No. A standard Bicycle rider-back deck is what most magicians use, including professionals. Avoid laminated casino decks, they're stiff and don't handle well. Any decent playing-card brand with a smooth finish works fine for learning. Once you're practicing more advanced sleights, you'll naturally develop preferences, but for now, any good poker-size deck does the job.
How long does it take to learn beginner card magic?
You can learn the two routines in this guide in a single afternoon. The key card trick takes about thirty minutes to understand and another hour or two of practice to perform smoothly. The twenty-one card trick is essentially procedural, you can do it your first try. What takes longer is the performance: learning to present material naturally, building confidence, and developing patter. That comes with repetition.

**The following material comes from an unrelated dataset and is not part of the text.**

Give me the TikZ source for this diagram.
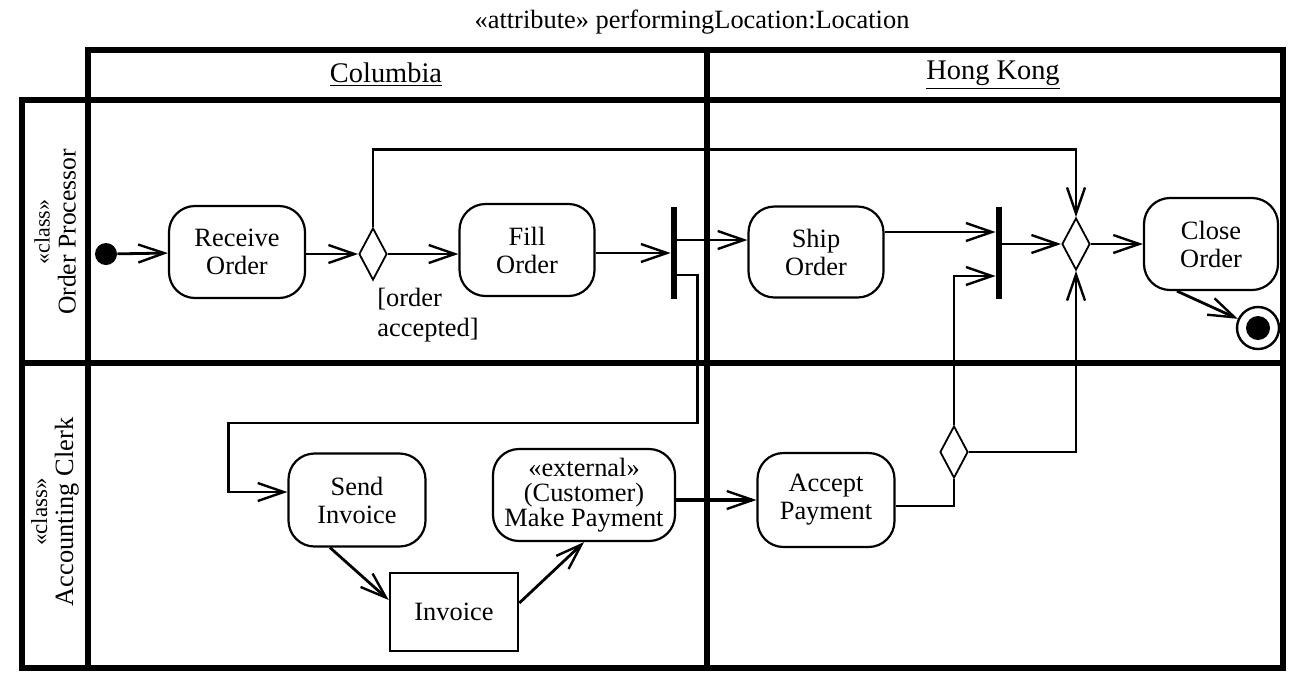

Should I tell people I'm going to do a trick?
In the beginning, yes, it sets the frame and lets you control the moment. Say something like "want to see something weird?" rather than announcing "I'm going to do a magic trick." The casual invitation is less pressure on you and creates better anticipation in them. As you get more experienced, you'll learn to slide into a trick mid-conversation, which plays even better.
Why shouldn't I repeat a trick for the same audience?
Because the second time, they know what to watch for. Even if they can't figure out how it works, they're now looking at your hands, the deck, your eyes, instead of experiencing the effect. A trick repeated on the same person in the same session almost always disappoints. Perform it once, let it land, and move on. If they ask again, say you can only do it once. That answer, delivered with a small smile, is itself a piece of good performing.
What should I practice first?
The key card. Today. Right now, look at the bottom card of whatever deck is nearby. Remember it. That's the beginning of real card magic, and it costs you nothing but memory.